━━━━━ DATA PROVIDED

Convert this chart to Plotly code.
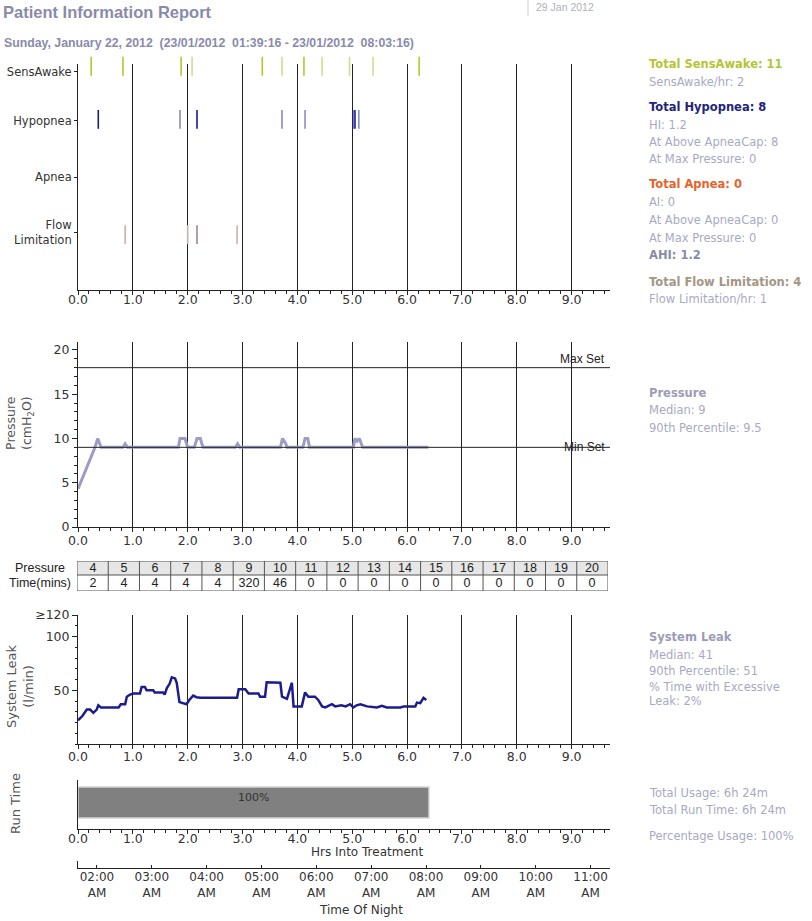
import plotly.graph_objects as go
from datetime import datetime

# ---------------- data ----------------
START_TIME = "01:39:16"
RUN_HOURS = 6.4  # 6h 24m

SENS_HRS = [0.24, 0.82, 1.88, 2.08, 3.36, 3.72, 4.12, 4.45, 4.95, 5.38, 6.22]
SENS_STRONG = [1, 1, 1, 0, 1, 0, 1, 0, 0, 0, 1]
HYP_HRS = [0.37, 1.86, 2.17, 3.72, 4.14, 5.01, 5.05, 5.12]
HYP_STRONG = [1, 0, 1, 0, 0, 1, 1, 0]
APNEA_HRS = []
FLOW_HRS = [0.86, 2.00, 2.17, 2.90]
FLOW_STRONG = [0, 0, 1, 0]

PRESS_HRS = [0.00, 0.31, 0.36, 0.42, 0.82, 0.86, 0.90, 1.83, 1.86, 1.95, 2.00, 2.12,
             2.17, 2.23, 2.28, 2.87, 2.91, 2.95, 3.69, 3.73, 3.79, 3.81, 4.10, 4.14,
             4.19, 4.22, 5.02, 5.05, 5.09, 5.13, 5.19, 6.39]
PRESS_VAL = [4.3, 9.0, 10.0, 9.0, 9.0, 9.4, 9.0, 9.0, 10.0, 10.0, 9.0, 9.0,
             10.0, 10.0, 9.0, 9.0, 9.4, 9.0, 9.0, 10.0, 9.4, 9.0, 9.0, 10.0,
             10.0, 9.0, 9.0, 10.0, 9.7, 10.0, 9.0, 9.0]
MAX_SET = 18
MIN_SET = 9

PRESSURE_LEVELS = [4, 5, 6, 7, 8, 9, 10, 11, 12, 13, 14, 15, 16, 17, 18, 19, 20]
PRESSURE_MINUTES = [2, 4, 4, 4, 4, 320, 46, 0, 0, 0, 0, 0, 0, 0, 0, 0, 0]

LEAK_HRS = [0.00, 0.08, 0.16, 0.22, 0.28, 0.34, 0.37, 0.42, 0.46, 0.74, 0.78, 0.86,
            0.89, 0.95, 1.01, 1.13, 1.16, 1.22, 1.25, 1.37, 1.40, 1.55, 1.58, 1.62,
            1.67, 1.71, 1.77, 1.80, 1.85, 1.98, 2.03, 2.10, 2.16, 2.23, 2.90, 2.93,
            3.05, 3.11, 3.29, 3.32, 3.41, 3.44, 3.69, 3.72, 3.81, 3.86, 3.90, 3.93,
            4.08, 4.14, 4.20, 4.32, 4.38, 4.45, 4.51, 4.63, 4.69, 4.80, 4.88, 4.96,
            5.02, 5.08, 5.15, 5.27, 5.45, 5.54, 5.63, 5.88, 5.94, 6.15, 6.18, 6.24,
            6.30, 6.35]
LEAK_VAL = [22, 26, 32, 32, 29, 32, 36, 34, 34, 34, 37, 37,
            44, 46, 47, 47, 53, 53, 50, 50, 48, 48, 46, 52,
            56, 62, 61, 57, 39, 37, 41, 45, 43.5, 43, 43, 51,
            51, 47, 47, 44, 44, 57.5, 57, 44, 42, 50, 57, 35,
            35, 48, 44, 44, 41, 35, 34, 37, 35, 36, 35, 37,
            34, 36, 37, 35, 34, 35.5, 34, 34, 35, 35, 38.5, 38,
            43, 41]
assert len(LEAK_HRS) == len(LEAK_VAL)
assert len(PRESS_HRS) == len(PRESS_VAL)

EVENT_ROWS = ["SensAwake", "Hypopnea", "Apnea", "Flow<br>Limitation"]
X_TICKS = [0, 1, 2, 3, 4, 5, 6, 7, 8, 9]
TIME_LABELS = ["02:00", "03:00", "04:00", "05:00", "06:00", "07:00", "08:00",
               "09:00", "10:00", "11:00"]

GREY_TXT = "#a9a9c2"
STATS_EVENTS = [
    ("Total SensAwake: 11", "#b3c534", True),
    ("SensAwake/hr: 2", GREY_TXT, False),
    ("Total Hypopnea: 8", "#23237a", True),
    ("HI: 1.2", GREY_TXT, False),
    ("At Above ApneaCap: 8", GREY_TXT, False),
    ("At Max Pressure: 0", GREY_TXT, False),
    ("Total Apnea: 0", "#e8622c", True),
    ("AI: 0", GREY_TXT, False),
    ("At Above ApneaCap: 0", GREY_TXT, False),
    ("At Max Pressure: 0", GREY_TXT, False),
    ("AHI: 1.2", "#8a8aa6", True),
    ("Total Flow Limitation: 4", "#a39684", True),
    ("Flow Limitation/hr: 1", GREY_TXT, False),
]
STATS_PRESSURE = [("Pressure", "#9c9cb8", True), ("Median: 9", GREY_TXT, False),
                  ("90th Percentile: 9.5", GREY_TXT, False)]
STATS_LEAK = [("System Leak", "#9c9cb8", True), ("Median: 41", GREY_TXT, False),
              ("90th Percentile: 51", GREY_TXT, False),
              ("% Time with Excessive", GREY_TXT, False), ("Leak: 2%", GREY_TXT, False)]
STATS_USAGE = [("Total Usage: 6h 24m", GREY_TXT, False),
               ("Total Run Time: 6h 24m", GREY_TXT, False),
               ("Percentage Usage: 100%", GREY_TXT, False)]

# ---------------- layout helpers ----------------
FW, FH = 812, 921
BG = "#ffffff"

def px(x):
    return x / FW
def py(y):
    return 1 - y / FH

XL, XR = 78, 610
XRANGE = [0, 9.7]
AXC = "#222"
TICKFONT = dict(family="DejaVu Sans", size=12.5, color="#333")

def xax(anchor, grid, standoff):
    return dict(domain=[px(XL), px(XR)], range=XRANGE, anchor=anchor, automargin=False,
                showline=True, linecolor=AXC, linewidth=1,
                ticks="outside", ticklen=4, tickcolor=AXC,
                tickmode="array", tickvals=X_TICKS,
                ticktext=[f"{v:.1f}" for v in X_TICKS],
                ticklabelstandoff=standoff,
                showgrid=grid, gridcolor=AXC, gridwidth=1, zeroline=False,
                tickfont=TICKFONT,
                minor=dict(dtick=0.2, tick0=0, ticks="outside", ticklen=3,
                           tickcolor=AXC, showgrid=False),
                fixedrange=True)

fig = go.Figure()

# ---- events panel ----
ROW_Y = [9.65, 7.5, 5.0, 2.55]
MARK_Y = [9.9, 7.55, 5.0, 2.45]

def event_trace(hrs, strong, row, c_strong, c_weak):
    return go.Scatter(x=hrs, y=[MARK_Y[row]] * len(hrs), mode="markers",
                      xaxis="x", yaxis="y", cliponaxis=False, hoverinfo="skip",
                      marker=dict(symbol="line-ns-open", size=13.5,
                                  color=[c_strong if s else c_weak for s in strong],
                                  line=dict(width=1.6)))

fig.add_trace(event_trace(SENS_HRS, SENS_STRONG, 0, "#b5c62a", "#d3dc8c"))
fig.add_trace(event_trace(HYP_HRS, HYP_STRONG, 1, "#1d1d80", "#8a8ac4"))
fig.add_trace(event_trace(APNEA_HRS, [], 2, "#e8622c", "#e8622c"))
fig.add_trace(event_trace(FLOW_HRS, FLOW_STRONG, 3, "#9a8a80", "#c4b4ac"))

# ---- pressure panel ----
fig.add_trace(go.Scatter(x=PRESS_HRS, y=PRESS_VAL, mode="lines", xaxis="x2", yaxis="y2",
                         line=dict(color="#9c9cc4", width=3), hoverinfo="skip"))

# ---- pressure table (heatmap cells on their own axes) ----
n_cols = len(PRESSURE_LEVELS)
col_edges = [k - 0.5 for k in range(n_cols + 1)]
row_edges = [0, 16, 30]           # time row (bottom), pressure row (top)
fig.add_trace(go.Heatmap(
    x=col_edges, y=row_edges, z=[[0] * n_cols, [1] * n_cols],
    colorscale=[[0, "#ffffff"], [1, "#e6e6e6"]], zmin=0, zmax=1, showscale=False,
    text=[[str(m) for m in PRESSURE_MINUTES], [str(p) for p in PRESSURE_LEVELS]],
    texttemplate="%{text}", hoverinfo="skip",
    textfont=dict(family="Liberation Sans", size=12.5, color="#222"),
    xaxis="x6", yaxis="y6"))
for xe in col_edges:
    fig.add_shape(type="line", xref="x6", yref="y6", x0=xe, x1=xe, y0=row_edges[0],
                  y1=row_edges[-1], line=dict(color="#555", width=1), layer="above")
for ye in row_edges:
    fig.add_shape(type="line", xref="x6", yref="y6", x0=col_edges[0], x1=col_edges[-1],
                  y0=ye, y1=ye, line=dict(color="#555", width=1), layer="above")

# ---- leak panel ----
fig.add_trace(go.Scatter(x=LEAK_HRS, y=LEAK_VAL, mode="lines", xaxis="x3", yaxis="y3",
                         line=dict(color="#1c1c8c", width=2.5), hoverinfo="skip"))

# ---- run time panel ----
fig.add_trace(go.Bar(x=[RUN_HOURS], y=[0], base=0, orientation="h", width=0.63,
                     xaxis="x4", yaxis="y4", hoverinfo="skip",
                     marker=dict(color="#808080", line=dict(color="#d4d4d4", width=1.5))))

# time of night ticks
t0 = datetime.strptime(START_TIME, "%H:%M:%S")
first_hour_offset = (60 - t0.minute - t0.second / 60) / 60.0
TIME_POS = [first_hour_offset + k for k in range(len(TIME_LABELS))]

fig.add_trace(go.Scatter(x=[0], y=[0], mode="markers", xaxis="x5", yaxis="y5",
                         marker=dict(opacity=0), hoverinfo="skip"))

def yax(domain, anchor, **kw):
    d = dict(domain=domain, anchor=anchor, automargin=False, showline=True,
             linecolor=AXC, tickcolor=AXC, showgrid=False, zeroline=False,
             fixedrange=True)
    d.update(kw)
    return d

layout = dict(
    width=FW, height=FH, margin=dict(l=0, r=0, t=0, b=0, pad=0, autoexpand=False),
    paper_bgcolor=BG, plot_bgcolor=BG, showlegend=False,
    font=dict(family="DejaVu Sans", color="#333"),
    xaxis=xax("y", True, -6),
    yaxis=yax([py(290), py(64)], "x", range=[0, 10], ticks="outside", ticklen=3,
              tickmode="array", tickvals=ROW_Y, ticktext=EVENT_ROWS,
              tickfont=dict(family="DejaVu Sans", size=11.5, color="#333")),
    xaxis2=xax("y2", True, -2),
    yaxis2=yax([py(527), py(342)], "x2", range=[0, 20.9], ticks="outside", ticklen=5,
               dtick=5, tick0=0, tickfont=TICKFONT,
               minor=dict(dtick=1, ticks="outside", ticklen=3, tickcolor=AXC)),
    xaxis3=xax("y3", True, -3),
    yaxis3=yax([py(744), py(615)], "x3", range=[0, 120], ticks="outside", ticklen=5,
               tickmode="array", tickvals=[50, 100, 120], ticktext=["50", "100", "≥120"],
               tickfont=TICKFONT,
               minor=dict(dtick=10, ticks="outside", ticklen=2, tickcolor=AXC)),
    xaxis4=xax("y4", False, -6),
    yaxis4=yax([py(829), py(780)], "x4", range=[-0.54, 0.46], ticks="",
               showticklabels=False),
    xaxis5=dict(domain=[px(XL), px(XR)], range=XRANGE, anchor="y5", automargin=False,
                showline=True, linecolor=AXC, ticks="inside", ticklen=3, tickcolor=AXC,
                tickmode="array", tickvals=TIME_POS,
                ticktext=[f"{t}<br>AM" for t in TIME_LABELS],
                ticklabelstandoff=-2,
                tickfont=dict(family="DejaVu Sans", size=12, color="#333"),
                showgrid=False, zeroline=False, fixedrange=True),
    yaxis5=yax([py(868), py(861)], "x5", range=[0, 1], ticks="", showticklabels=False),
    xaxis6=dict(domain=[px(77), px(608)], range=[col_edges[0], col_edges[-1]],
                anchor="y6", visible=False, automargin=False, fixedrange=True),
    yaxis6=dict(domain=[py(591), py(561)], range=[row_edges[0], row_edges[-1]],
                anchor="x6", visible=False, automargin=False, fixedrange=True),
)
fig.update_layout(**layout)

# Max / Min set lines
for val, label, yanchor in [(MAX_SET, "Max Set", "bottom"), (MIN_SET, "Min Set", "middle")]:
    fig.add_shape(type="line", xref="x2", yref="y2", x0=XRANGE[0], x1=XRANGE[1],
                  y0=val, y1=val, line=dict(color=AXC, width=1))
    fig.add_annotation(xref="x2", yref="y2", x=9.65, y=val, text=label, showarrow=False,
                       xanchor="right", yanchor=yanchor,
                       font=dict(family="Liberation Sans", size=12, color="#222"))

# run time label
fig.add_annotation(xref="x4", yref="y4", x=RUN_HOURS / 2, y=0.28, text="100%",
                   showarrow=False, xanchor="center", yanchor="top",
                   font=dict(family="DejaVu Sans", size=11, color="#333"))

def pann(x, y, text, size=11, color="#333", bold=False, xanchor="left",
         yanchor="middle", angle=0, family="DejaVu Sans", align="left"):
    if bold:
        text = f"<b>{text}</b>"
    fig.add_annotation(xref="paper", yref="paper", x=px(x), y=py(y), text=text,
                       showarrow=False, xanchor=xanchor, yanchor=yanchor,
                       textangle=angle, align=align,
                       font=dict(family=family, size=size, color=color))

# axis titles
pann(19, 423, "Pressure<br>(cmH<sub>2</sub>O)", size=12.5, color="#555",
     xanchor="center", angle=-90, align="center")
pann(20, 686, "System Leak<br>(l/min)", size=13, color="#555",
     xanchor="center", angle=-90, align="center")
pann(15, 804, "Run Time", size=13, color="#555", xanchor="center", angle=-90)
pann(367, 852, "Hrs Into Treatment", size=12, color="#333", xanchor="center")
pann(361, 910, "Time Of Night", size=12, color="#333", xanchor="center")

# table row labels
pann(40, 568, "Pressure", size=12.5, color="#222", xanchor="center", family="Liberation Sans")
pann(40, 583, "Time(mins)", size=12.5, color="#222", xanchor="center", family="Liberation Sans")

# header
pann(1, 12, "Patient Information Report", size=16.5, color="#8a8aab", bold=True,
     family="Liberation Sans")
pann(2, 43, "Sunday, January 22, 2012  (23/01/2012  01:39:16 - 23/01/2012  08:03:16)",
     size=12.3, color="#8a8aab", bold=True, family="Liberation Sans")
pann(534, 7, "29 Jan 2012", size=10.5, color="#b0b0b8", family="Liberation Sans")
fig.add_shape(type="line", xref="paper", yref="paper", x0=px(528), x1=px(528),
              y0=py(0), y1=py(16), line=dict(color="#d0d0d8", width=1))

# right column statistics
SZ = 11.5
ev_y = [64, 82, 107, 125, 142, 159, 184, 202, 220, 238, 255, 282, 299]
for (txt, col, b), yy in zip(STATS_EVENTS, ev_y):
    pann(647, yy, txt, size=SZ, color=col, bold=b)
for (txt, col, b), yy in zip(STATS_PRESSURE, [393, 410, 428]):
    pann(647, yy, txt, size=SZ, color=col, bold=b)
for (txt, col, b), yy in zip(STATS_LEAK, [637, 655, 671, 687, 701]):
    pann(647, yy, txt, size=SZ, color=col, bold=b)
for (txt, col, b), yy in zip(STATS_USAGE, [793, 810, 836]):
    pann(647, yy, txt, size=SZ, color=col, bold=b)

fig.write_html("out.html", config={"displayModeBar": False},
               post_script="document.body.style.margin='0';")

━━━━━━━━━━

CHALLENGE
Transcribe exactly, with no pictures, the lines running from the first line of the material through the line holding "RUN_HOURS = 6.4".

REPLY
Convert this chart to Plotly code.
import plotly.graph_objects as go
from datetime import datetime

# ---------------- data ----------------
START_TIME = "01:39:16"
RUN_HOURS = 6.4  # 6h 24m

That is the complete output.